Growth mechanism and transport properties of chemically deposited PbxCd1-xS thin film’s photoelectrochemical (PEC) solar cell

Abstract

The dc conductivity and thermoelectric power of PbxCd1-xS (0 ≤ x ≤ 1) thin films were fabricated and investigated for the solar cell efficiency. The deposition parameters such as time, concentration, temperature, and pH of the solution were optimized to get superior quality thin films. The optical properties revealed that the band gap of the films decreased as the composition parameter ‘x’ increased. XRD results show the films are polycrystalline with an individual hexagonal (CdS) and cubic (PbS) structure.

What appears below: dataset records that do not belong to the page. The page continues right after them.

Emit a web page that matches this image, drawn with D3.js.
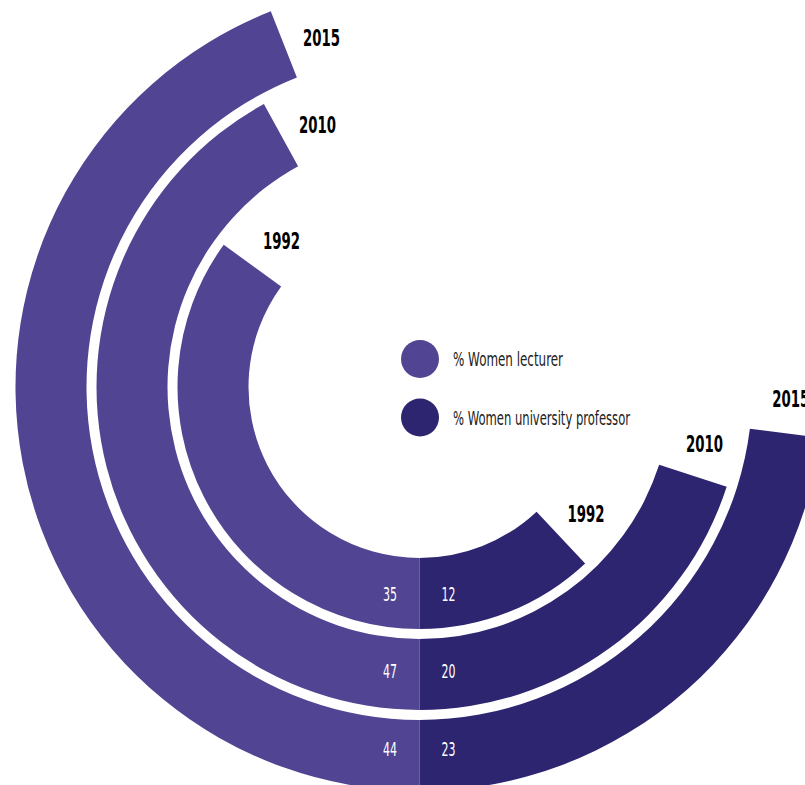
<!doctype html>
<html>
  <head>
    <meta charset="utf-8">
    <script src="https://cdn.jsdelivr.net/npm/d3@7/dist/d3.min.js"></script>

    <style>
      body {
        margin: 0;
        background-color: white;
      }

      .chart {
        display: block;
        width: 805px;
        height: 785px;
      }

      text {
        font-family: "Liberation Sans Narrow", "DejaVu Sans Condensed", "Roboto", sans-serif;
      }

      .year {
        font-weight: bold;
        fill: black;
      }

      .value {
        fill: white;
      }

      .legend text {
        fill: #222;
      }
    </style>
  </head>
  <body>

    <svg class="chart"></svg>

    <script>

      const years = ["1992", "2010", "2015"]

      // arc lengths as drawn (2010 lecturer arc is drawn shorter than its label)
      const lecturer = [35, 42, 44]
      const professor = [12, 20, 23]

      const lecturerLabels = ["35", "47", "44"]
      const professorLabels = ["12", "20", "23"]

      const seriesNames = ["% Women lecturer", "% Women university professor"]

      const width = 805,
            height = 785,
            cx = 419.5,
            cy = 387

      const colors = ["#514492", "#2e2570"]

      const angle = d3.scaleLinear()
                      .domain([0, 100])
                      .range([0, 2 * Math.PI])

      const radius = d3.scaleBand()
                       .domain(years)
                       .range([171, 404])
                       .paddingInner(10 / 81)

      const arc = d3.arc()

      const svg = d3.select(".chart")
                    .attr("width", width)
                    .attr("height", height)

      const chart = svg.append("g")
                         .attr("transform", "translate(" + cx + "," + cy + ")")

      const rows = years.map((y, i) => ({
        year: y,
        lec: lecturer[i],
        prof: professor[i],
        lecLabel: lecturerLabels[i],
        profLabel: professorLabels[i],
        i: i
      }))

      const inner = (d) => radius(d.year)
      const outer = (d) => radius(d.year) + radius.bandwidth()
      const mid = (d) => radius(d.year) + radius.bandwidth() / 2

      // lecturer arcs go clockwise from the bottom, professor arcs the other way
      chart.selectAll(".lecturer")
        .data(rows)
        .enter().append("path")
          .attr("class", "lecturer")
          .attr("fill", colors[0])
          .attr("d", (d) => arc({
            innerRadius: inner(d),
            outerRadius: outer(d),
            startAngle: Math.PI,
            endAngle: Math.PI + angle(d.lec)
          }))

      chart.selectAll(".professor")
        .data(rows)
        .enter().append("path")
          .attr("class", "professor")
          .attr("fill", colors[1])
          .attr("d", (d) => arc({
            innerRadius: inner(d),
            outerRadius: outer(d),
            startAngle: Math.PI - angle(d.prof),
            endAngle: Math.PI
          }))

      function polar(r, a) {
        return [r * Math.sin(a), -r * Math.cos(a)]
      }

      // year labels just past the end of each arc
      chart.selectAll(".year-lec")
        .data(rows)
        .enter().append("text")
          .attr("class", "year")
          .attr("font-size", 23)
          .attr("text-anchor", "middle")
          .attr("dominant-baseline", "central")
          .attr("textLength", 37)
          .attr("lengthAdjust", "spacingAndGlyphs")
          .attr("transform", (d) => {
            let p = polar(mid(d) - 6, Math.PI + angle(d.lec) + 38 / mid(d))
            return "translate(" + p[0] + "," + p[1] + ")"
          })
          .text((d) => d.year)

      chart.selectAll(".year-prof")
        .data(rows)
        .enter().append("text")
          .attr("class", "year")
          .attr("font-size", 23)
          .attr("text-anchor", "middle")
          .attr("dominant-baseline", "central")
          .attr("textLength", 37)
          .attr("lengthAdjust", "spacingAndGlyphs")
          .attr("transform", (d) => {
            let p = polar(mid(d) + 3, Math.PI - angle(d.prof) - 34 / mid(d))
            return "translate(" + p[0] + "," + p[1] + ")"
          })
          .text((d) => d.year)

      // values at the bottom of each band
      chart.selectAll(".value-lec")
        .data(rows)
        .enter().append("text")
          .attr("class", "value")
          .attr("font-size", 19)
          .attr("text-anchor", "middle")
          .attr("dominant-baseline", "central")
          .attr("textLength", 14)
          .attr("lengthAdjust", "spacingAndGlyphs")
          .attr("x", -29.5)
          .attr("y", (d) => mid(d) - 3.5 * d.i)
          .text((d) => d.lecLabel)

      chart.selectAll(".value-prof")
        .data(rows)
        .enter().append("text")
          .attr("class", "value")
          .attr("font-size", 19)
          .attr("text-anchor", "middle")
          .attr("dominant-baseline", "central")
          .attr("textLength", 14)
          .attr("lengthAdjust", "spacingAndGlyphs")
          .attr("x", 29)
          .attr("y", (d) => mid(d) - 3.5 * d.i)
          .text((d) => d.profLabel)

      // legend
      const legend = svg.append("g")
                          .attr("class", "legend")
                          .attr("transform", "translate(420,359)")

      const legendWidths = [110, 177]

      const items = legend.selectAll(".item")
        .data(seriesNames)
        .enter().append("g")
          .attr("class", "item")
          .attr("transform", (d, i) => "translate(0," + i * 58.5 + ")")

      items.append("circle")
        .attr("r", 19)
        .attr("fill", (d, i) => colors[i])

      items.append("text")
        .attr("x", 33)
        .attr("font-size", 20)
        .attr("dominant-baseline", "central")
        .attr("textLength", (d, i) => legendWidths[i])
        .attr("lengthAdjust", "spacingAndGlyphs")
        .text((d) => d)

    </script>
  </body>
</html>
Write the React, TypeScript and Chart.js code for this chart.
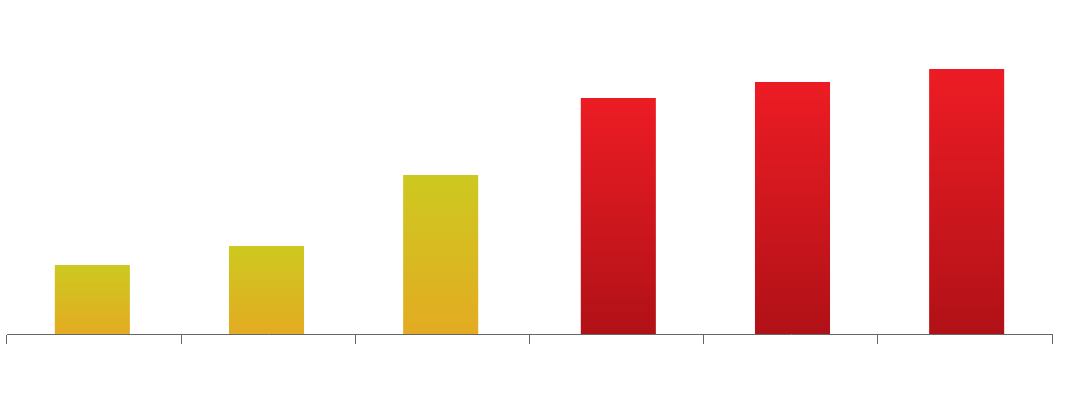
import React, { useEffect, useRef } from "react";
import { Chart, registerables } from "chart.js";

Chart.register(...registerables);

const categories = ["1", "2", "3", "4", "5", "6"];
const yellowValues = [69, 88, 159, null, null, null];
const redValues = [null, null, null, 236, 252, 265];
const yMax = 334;

const yellowStops: [string, string] = ["#cdc920", "#e3ab22"];
const redStops: [string, string] = ["#ed1c24", "#b01117"];

function makeGradient(stops: [string, string], vals: (number | null)[]) {
  return (ctx: any) => {
    const c = ctx.chart;
    const y = c.scales?.y;
    const i = ctx.dataIndex;
    const v = vals[i];
    if (!y || i === undefined || v == null) return stops[0];
    const top = y.getPixelForValue(v);
    const bottom = y.getPixelForValue(0);
    if (!isFinite(top) || !isFinite(bottom)) return stops[0];
    const g = c.ctx.createLinearGradient(0, top, 0, bottom);
    g.addColorStop(0, stops[0]);
    g.addColorStop(1, stops[1]);
    return g;
  };
}

export default function App() {
  const ref = useRef<HTMLCanvasElement | null>(null);
  useEffect(() => {
    if (!ref.current) return;
    const chart = new Chart(ref.current, {
      type: "bar",
      data: {
        labels: categories,
        datasets: [
          {
            data: yellowValues,
            borderWidth: 0,
            categoryPercentage: 0.04,
            barPercentage: 21.55,
            backgroundColor: makeGradient(yellowStops, yellowValues),
          },
          {
            data: redValues,
            borderWidth: 0,
            categoryPercentage: 0.04,
            barPercentage: 21.55,
            backgroundColor: makeGradient(redStops, redValues),
          },
        ],
      },
      options: {
        animation: false,
        responsive: false,
        maintainAspectRatio: false,
        layout: { padding: { left: 7, right: 14, top: 0, bottom: 52 } },
        plugins: { legend: { display: false }, tooltip: { enabled: false } },
        scales: {
          x: {
            grid: {
              display: true,
              drawOnChartArea: false,
              drawTicks: true,
              tickLength: 10,
              color: "#666666",
              offset: true,
            },
            border: { display: true, color: "#666666", width: 1 },
            ticks: { display: false },
          },
          y: { display: false, min: 0, max: yMax },
        },
      },
    });
    return () => chart.destroy();
  }, []);
  return (
    <div style={{ position: "fixed", left: 0, top: 0, width: 1066, height: 396, background: "#fff" }}>
      <canvas ref={ref} width={1066} height={396} style={{ width: 1066, height: 396 }} />
    </div>
  );
}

FESEM revealed that the films have uniform surface morphology over the entire substrate. The crystallite size measured by XRD and FESEM studies was found to be varied with composition ‘x’. EDXS shows a compositional analysis of prepared films.The four probe technique is used to estimates the electrical conductivity (σ) and thermal activation energy at room temperature. The TEP data are analyzed to calculate electron carrier density (n) and mobility (μ) of PbxCd1-xS thin films at a temperature of 45 °C to 110 °C. In the photoconduction study, it is observed that dark current rises linearly with applied voltage and photocurrent varies with applied voltage. PbxCd1-xS thin film’s PEC solar cell was characterized by determining the open-circuit voltage (Voc), short circuit current (Isc), maximum power (Pmax), fill factor (ff) and efficiency (ɳ %). The area 0.2 cm2 is selected for the sample cell and was illuminated by a 90 mW/cm2 solar radiation. From the I–V higher magnitudes fill factor 37.02% and conversion efficiency 0.10940% is obtained for composition Pb0.2Cd0.8S.